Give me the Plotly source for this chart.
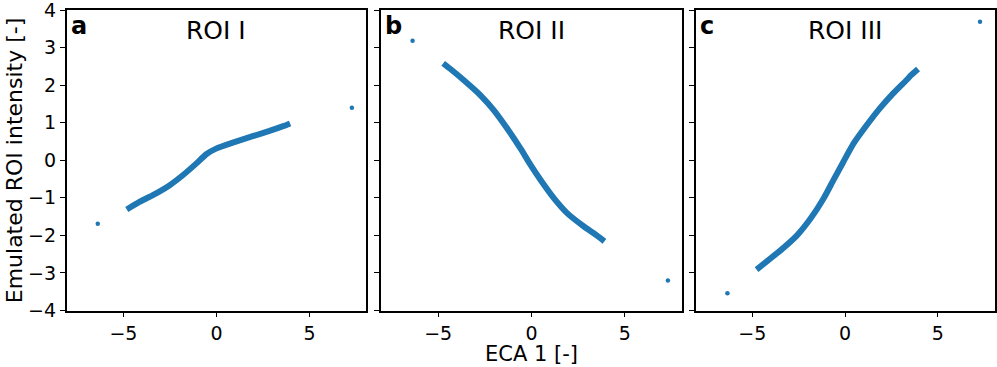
import plotly.graph_objects as go

# ---- data ----
roi_names = ["ROI I", "ROI II", "ROI III"]
panel_letters = ["a", "b", "c"]

roi1_x = [-4.82, -4.14, -3.42, -2.53, -1.81, -1.09, -0.55, -0.02, 0.88, 1.95, 2.85, 3.66, 3.96]
roi1_y = [-1.31, -1.11, -0.93, -0.67, -0.40, -0.09, 0.16, 0.31, 0.47, 0.64, 0.78, 0.92, 0.98]
roi1_out_x = [-6.38, 7.28]
roi1_out_y = [-1.69, 1.40]

roi2_x = [-4.73, -4.34, -3.62, -2.73, -2.01, -1.29, -0.58, -0.04, 0.50, 1.22, 1.94, 2.83, 3.55, 3.91]
roi2_y = [2.58, 2.43, 2.13, 1.73, 1.33, 0.84, 0.31, -0.13, -0.53, -1.02, -1.42, -1.77, -2.02, -2.16]
roi2_out_x = [-6.37, 7.31]
roi2_out_y = [3.18, -3.20]

roi3_x = [-4.77, -4.37, -3.48, -2.59, -1.87, -1.16, -0.63, -0.09, 0.45, 1.16, 1.87, 2.59, 3.30, 3.57, 3.93]
roi3_y = [-2.91, -2.75, -2.40, -2.00, -1.56, -1.02, -0.53, -0.04, 0.44, 0.93, 1.38, 1.78, 2.13, 2.27, 2.43]
roi3_out_x = [-6.34, 7.27]
roi3_out_y = [-3.54, 3.69]

x_ticks = [-5, 0, 5]
y_ticks = [-4, -3, -2, -1, 0, 1, 2, 3, 4]
x_label = "ECA 1 [-]"
y_label = "Emulated ROI intensity [-]"

curves = [(roi1_x, roi1_y, roi1_out_x, roi1_out_y),
          (roi2_x, roi2_y, roi2_out_x, roi2_out_y),
          (roi3_x, roi3_y, roi3_out_x, roi3_out_y)]

# ---- layout ----
W, H = 997, 367
FONT = "DejaVu Sans"
BLUE = "#1f77b4"
x_domains = [(66.7 / W, 366.2 / W), (381.2 / W, 681.7 / W), (695.7 / W, 994.5 / W)]
y_domain = (1 - 310.5 / H, 1 - 10.0 / H)

fig = go.Figure()
for i, (cx, cy, ox, oy) in enumerate(curves):
    xa = "x" if i == 0 else f"x{i+1}"
    ya = "y" if i == 0 else f"y{i+1}"
    fig.add_trace(go.Scatter(x=cx, y=cy, mode="lines", xaxis=xa, yaxis=ya,
                             line=dict(color=BLUE, width=6, shape="spline", smoothing=0.5),
                             showlegend=False, hoverinfo="skip"))
    fig.add_trace(go.Scatter(x=ox, y=oy, mode="markers", xaxis=xa, yaxis=ya,
                             marker=dict(color=BLUE, size=4.5),
                             showlegend=False, hoverinfo="skip"))

axis_common = dict(showline=True, linecolor="black", linewidth=1.6, mirror=True,
                   ticks="outside", ticklen=5, tickwidth=1.3, tickcolor="black",
                   showgrid=False, zeroline=False, automargin=False,
                   ticklabeloverflow="allow",
                   tickfont=dict(family=FONT, size=19, color="black"))

layout = dict(width=W, height=H, margin=dict(l=0, r=0, t=0, b=0),
              plot_bgcolor="white", paper_bgcolor="white",
              font=dict(family=FONT, color="black"))
for i in range(3):
    xk = "xaxis" if i == 0 else f"xaxis{i+1}"
    yk = "yaxis" if i == 0 else f"yaxis{i+1}"
    ya = "y" if i == 0 else f"y{i+1}"
    xa = "x" if i == 0 else f"x{i+1}"
    layout[xk] = dict(axis_common, domain=list(x_domains[i]), range=[-8.05, 8.05],
                      tickvals=x_ticks, ticktext=[str(v).replace("-", "\u2212") for v in x_ticks],
                      anchor=ya)
    layout[yk] = dict(axis_common, domain=list(y_domain), range=[-4, 4],
                      tickvals=y_ticks,
                      ticktext=[str(v).replace("-", "\u2212") for v in y_ticks],
                      showticklabels=(i == 0), anchor=xa)
fig.update_layout(**layout)

for i in range(3):
    xr = ("x" if i == 0 else f"x{i+1}") + " domain"
    yr = ("y" if i == 0 else f"y{i+1}") + " domain"
    fig.add_annotation(text=roi_names[i], xref=xr, yref=yr, x=0.5, y=1, yshift=-4,
                       xanchor="center", yanchor="top", showarrow=False,
                       font=dict(family=FONT, size=25, color="black"))
    fig.add_annotation(text="<b>" + panel_letters[i] + "</b>", xref=xr, yref=yr, x=0, y=1,
                       xshift=2, yshift=0, xanchor="left", yanchor="top", showarrow=False,
                       font=dict(family=FONT, size=24, color="black"))

fig.add_annotation(text=x_label, xref="x2 domain", yref="paper", x=0.5, y=1 - 354 / H,
                   xanchor="center", yanchor="middle", showarrow=False,
                   font=dict(family=FONT, size=21, color="black"))
fig.add_annotation(text=y_label, xref="paper", yref="y domain", x=14 / W, y=0.5,
                   xanchor="center", yanchor="middle", textangle=-90, showarrow=False,
                   font=dict(family=FONT, size=22, color="black"))

fig.write_html("out.html")
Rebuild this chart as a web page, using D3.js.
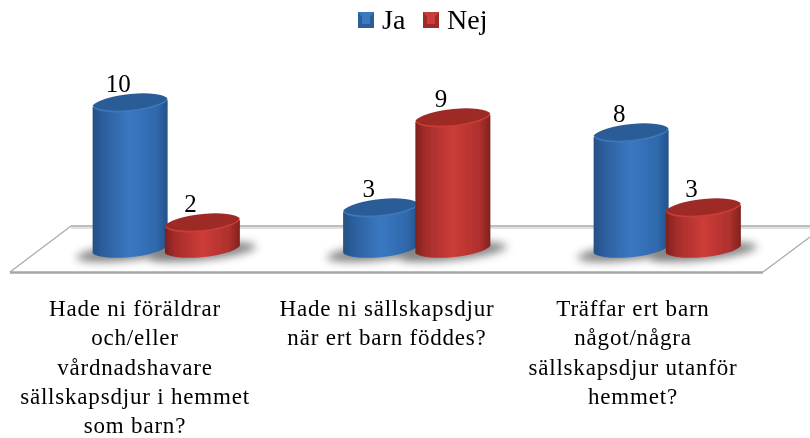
<!DOCTYPE html>
<html><head><meta charset="utf-8">
<script src="https://cdn.jsdelivr.net/npm/d3@7"></script>
<style>html,body{margin:0;padding:0;background:#fff}svg{display:block}text{font-family:"Liberation Serif",serif;fill:#000}</style>
</head><body><svg id="c" width="810" height="438"></svg>
<script>
const categories=["Hade ni föräldrar och/eller vårdnadshavare sällskapsdjur i hemmet som barn?","Hade ni sällskapsdjur när ert barn föddes?","Träffar ert barn något/några sällskapsdjur utanför hemmet?"];
const categoryLines=[["Hade ni föräldrar","och/eller","vårdnadshavare","sällskapsdjur i hemmet","som barn?"],["Hade ni sällskapsdjur","när ert barn föddes?"],["Träffar ert barn","något/några","sällskapsdjur utanför","hemmet?"]];
const seriesNames=["Ja","Nej"];
const ja=[10,3,8];
const nej=[2,9,3];
const seriesValues=[ja,nej];

const svg=d3.select("#c");
const defs=svg.append("defs");
const pal={Ja:{stops:["#244f86","#2c5f9e","#3a78c2","#2f68ab","#24518a"],top:"#2b5d98",rim:"#3d78bb"},
           Nej:{stops:["#7e211e","#a52d2a","#cd3c38","#ad302d","#80221f"],top:"#9e2b28",rim:"#c93c37"}};
seriesNames.forEach(s=>{
  const g=defs.append("linearGradient").attr("id","g"+s);
  [0,.14,.5,.86,1].forEach((o,i)=>g.append("stop").attr("offset",o).attr("stop-color",pal[s].stops[i]));
});
defs.append("filter").attr("id","soft").attr("x","-50%").attr("y","-150%").attr("width","200%").attr("height","400%")
  .append("feGaussianBlur").attr("stdDeviation",4);
defs.append("filter").attr("id","txt").append("feGaussianBlur").attr("stdDeviation",0.35);
defs.append("filter").attr("id","barSoft").attr("x","-5%").attr("y","-5%").attr("width","110%").attr("height","110%")
  .append("feGaussianBlur").attr("stdDeviation",0.6);

const x0=d3.scaleBand().domain(categories).range([42,793.5]);
const x1=d3.scaleBand().domain(seriesNames).range([52,196.5]);
const y=d3.scaleLinear().domain([0,10]).range([257,107]);
const labelX=d3.scaleOrdinal().domain(categories).range([135,387,633]);
const barW=75, baseY=253, lean=3.5, ry=10.5;

// floor
svg.append("path").attr("d","M71,226L10,272L763,272L810,237L810,226Z").attr("fill","#fff");
svg.append("path").attr("d","M71,228L810,228").attr("stroke","#e0e0e0").attr("stroke-width",2).attr("fill","none");
svg.append("path").attr("d","M71,226L810,226").attr("stroke","#a8a8a8").attr("stroke-width",1.5).attr("fill","none");
svg.append("path").attr("d","M71,226L10,272").attr("stroke","#a8a8a8").attr("stroke-width",1.2).attr("fill","none");
svg.append("path").attr("d","M763,272L810,237").attr("stroke","#a8a8a8").attr("stroke-width",1.2).attr("fill","none");
svg.append("path").attr("d","M10,272.5L763,272.5").attr("stroke","#a6a6a6").attr("stroke-width",2.5).attr("fill","none");

const items=[];
categories.forEach((c,ci)=>seriesNames.forEach((s,si)=>items.push({c,ci,s,si,v:seriesValues[si][ci]})));
const cxOf=d=>x0(d.c)+x1(d.s)+x1.bandwidth()/2;

// shadows
svg.append("g").selectAll("ellipse").data(items).join("ellipse")
  .attr("cx",d=>cxOf(d)).attr("cy",baseY-1)
  .attr("rx",54).attr("ry",8)
  .attr("transform",d=>`rotate(-6 ${cxOf(d)} ${baseY-1})`)
  .attr("fill","#666").attr("opacity",.8).attr("filter","url(#soft)");

// cylinders
const bars=svg.append("g").selectAll("g").data(items).join("g").attr("filter","url(#barSoft)");
bars.each(function(d){
  const g=d3.select(this), cx=cxOf(d), L=cx-barW/2, R=cx+barW/2, t=y(d.v);
  const arc=(x,yy,sw)=>`A${barW/2+1},${ry} -6 0 ${sw} ${x},${yy}`;
  g.append("path").attr("d",`M${L},${t}L${L},${baseY}A${barW/2+1},9.5 -6 0 0 ${R},${baseY-2*lean}L${R},${t-2*lean}Z`).attr("fill",`url(#g${d.s})`);
  g.append("path").attr("d",`M${L},${t}${arc(R,t-2*lean,0)}${arc(L,t,0)}Z`).attr("fill",pal[d.s].rim);
  g.append("path").attr("d",`M${L},${t-1.5}A${barW/2+1},${ry-.5} -6 0 1 ${R},${t-2*lean-1.5}A${barW/2+1},${ry-.5} -6 0 1 ${L},${t-1.5}Z`).attr("fill",pal[d.s].top);
});

const tg=svg.append("g").attr("filter","url(#txt)");
// value labels
tg.append("g").selectAll("text").data(items).join("text")
  .attr("x",d=>cxOf(d)-12).attr("y",d=>y(d.v)-15).attr("text-anchor","middle").attr("font-size",25)
  .text(d=>d.v);
// category labels
const lab=tg.append("g").selectAll("text").data(categories).join("text")
  .attr("text-anchor","middle").attr("font-size",23).attr("letter-spacing",0.8);
lab.each(function(c,i){
  d3.select(this).selectAll("tspan").data(categoryLines[i]).join("tspan")
    .attr("x",labelX(c)).attr("y",(l,j)=>316+j*29.3).text(l=>l);
});
// legend
const legendX=d3.scaleOrdinal().domain(seriesNames).range([358,423]);
const leg=svg.append("g").selectAll("g").data(seriesNames).join("g").attr("transform",s=>`translate(${legendX(s)},12)`);
leg.append("rect").attr("width",16).attr("height",16).attr("fill",s=>pal[s].top);
leg.append("path").attr("d","M0,0L16,0L12,5L4,5Z").attr("fill",s=>pal[s].rim);
leg.append("rect").attr("x",4).attr("y",5).attr("width",8).attr("height",7).attr("fill",s=>pal[s].stops[2]);
tg.append("g").selectAll("text").data(seriesNames).join("text")
  .attr("x",s=>legendX(s)+24).attr("y",29).attr("font-size",28).text(s=>s);
</script></body></html>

------

» What the task asks
State the count of lines with the word "this" in them, and write nothing else.

» Response
4